Bootery owner Bruce Freedman is closing the 60-year old Avenue shop for good. (Photo by Sue Ann Rybak)

Bootery owner Bruce Freedman is closing the 60-year old Avenue shop for good. (Photo by Sue Ann Rybak)

by Sue Ann Rybak

For almost 60 years, the Chestnut Hill Bootery at 8511 Germantown Ave. has been a fixture on the Avenue, but Bruce Freedman, who has owned the women’s shoe store for almost 25 years, said the Internet and decreased foot traffic are just two of the reasons the store is closing.

“People don’t know what a shoe is anymore,” said Freedman, 62, of Cherry Hill, N.J. “Today’s generation prefers to buy shoes on Amazon or at one-stop stores like Target.”

He said many of his loyal customers are retiring, moving away or just aren’t as mobile as they used to be.

“I don’t want to close, but my accountant says I have to make a profit,” Freedman said. “I want to thank all my customers who have been very loyal through the years. I appreciate everyone of them.”

While Freedman didn’t give an official date of the store’s closing, he figures the store will close in three or four months.

For stores like Chestnut Hill Bootery and other independently owned shoe stores, it’s the end of an era. Shoe stores used to be places where you would come and get fitted for a pair of good quality shoes.

Armed with a “Brannock,” a metal foot measuring device named after the inventor, Freedman would measure women’s feet to make sure all his customers got a perfect fit. For Freedman it was never just about making a profit – it was about customer service.
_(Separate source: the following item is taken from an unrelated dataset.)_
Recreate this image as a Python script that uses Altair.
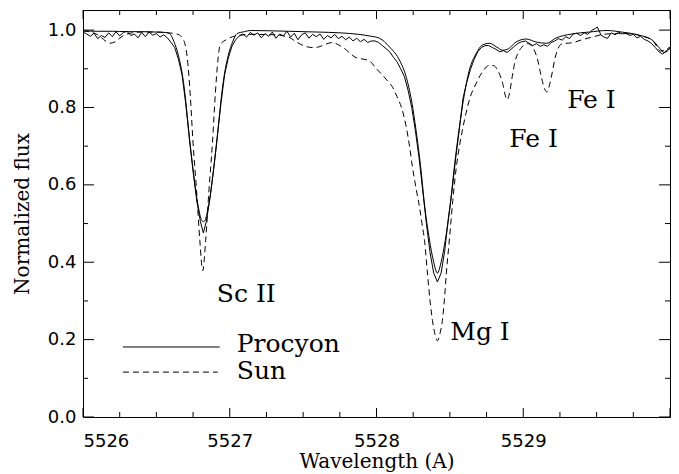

Freedman still delivers shoes to a few of his regular customers. Several of his clients take the train into Chestnut Hill to pick-up a pair of shoes and have lunch.

Before Freedman bought the store 24 years ago from Leonard Levy, he was working as a sales representative for a shoe manufacturing company when he heard the owner was retiring.

“I wanted to stop traveling so I could spend time with my children who were young at the time,” Freedman said. “I guess it worked.”

He added that the store has allowed him to raise his kids comfortably, but he doesn’t know what he will do next.

“I am too young to retire,” Freedman said. “It’s sad – I’ll miss talking to my customers.”

While Freedman doesn’t know what the next step in his career will be, he knows that “good shoes take you good places.”